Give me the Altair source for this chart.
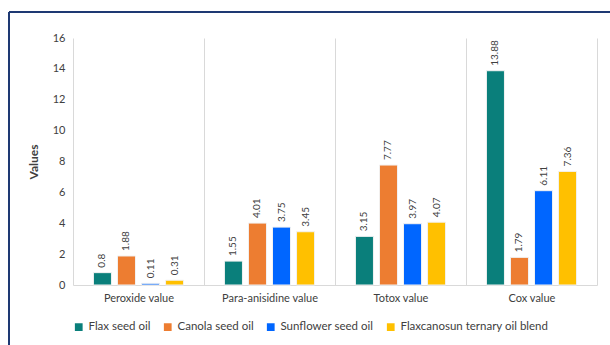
import altair as alt
import pandas as pd

categories = ["Peroxide value", "Para-anisidine value", "Totox value", "Cox value"]
oils = ["Flax seed oil", "Canola seed oil", "Sunflower seed oil", "Flaxcanosun ternary oil blend"]
flax = [0.8, 1.55, 3.15, 13.88]
canola = [1.88, 4.01, 7.77, 1.79]
sunflower = [0.11, 3.75, 3.97, 6.11]
blend = [0.31, 3.45, 4.07, 7.36]
colors = ["#0A7F7B", "#ED7D31", "#0066FF", "#FFC000"]
y_ticks = [0, 2, 4, 6, 8, 10, 12, 14, 16]

rows = []
for oil, vals in zip(oils, [flax, canola, sunflower, blend]):
    for c, v in zip(categories, vals):
        rows.append({"Parameter": c, "Oil": oil, "Value": v, "Label": f"{v:g}"})
df = pd.DataFrame(rows)

FONT = "Lato"

x = alt.X("Parameter:N", sort=categories, title=None,
          scale=alt.Scale(paddingInner=0, paddingOuter=0),
          axis=alt.Axis(tickBand="extent", grid=True, gridColor="#D9D9D9", ticks=False,
                        domainColor="#D9D9D9", labelAngle=0, labelFontSize=11,
                        labelColor="#404040", labelFont=FONT, labelPadding=7))
xo = alt.XOffset("Oil:N", sort=oils,
                 scale=alt.Scale(paddingInner=0.25, paddingOuter=0.85))
y = alt.Y("Value:Q", title="Values",
          scale=alt.Scale(domain=[0, 16], nice=False),
          axis=alt.Axis(values=y_ticks, grid=False, domain=False, ticks=False,
                        labelOverlap=False,
                        labelFontSize=11, labelColor="#404040", labelFont=FONT, labelPadding=8,
                        titleFontSize=12, titleFont=FONT, titleColor="#404040",
                        titleFontWeight="bold", titlePadding=12))

base = alt.Chart(df).encode(x=x, xOffset=xo, y=y)

bars = base.mark_bar(stroke="#F2F2F2", strokeWidth=1).encode(
    color=alt.Color("Oil:N", sort=oils, scale=alt.Scale(domain=oils, range=colors),
                    legend=alt.Legend(title=None, orient="bottom", direction="horizontal",
                                      symbolType="square", symbolSize=60, symbolStrokeWidth=0,
                                      labelFontSize=11.5, labelColor="#404040", labelFont=FONT,
                                      columnPadding=11, offset=18))
)

labels = base.mark_text(angle=270, align="left", baseline="middle", dx=5,
                        fontSize=10, color="#404040", font=FONT).encode(text="Label:N")

border_top = alt.Chart(df).mark_rule(color="#1F3A73", strokeWidth=1.5).encode(
    x=alt.value(-64), x2=alt.value(540), y=alt.value(-26))
border_left = alt.Chart(df).mark_rule(color="#1F3A73", strokeWidth=1.5).encode(
    x=alt.value(-64), y=alt.value(-26), y2=alt.value(310))

chart = alt.layer(bars, labels, border_top, border_left).properties(
    width=524, height=247,
    autosize=alt.AutoSizeParams(type="none"),
    padding={"left": 73, "top": 38, "right": 13, "bottom": 60},
    background="white"
).configure_view(stroke=None)

chart.save("out.html", embed_options={"renderer": "svg", "actions": False})
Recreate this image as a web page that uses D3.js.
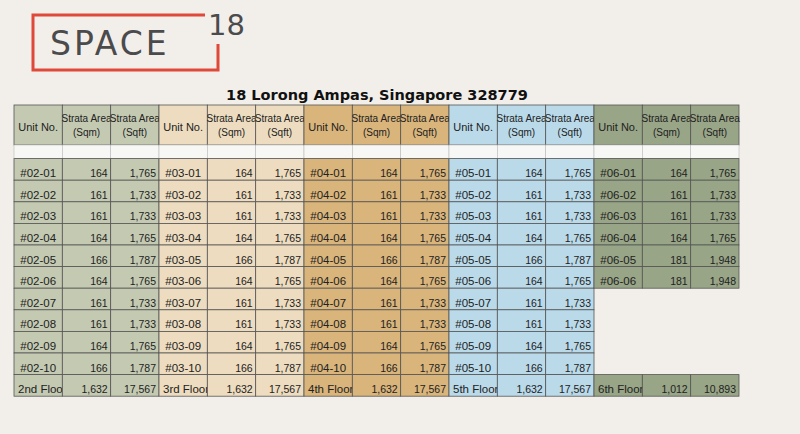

_____

Check every line for "this" and show the ones that have it.

* _SOLUTION_
Give me the Altair source for this chart.
Recreate this image as a web page that uses D3.js.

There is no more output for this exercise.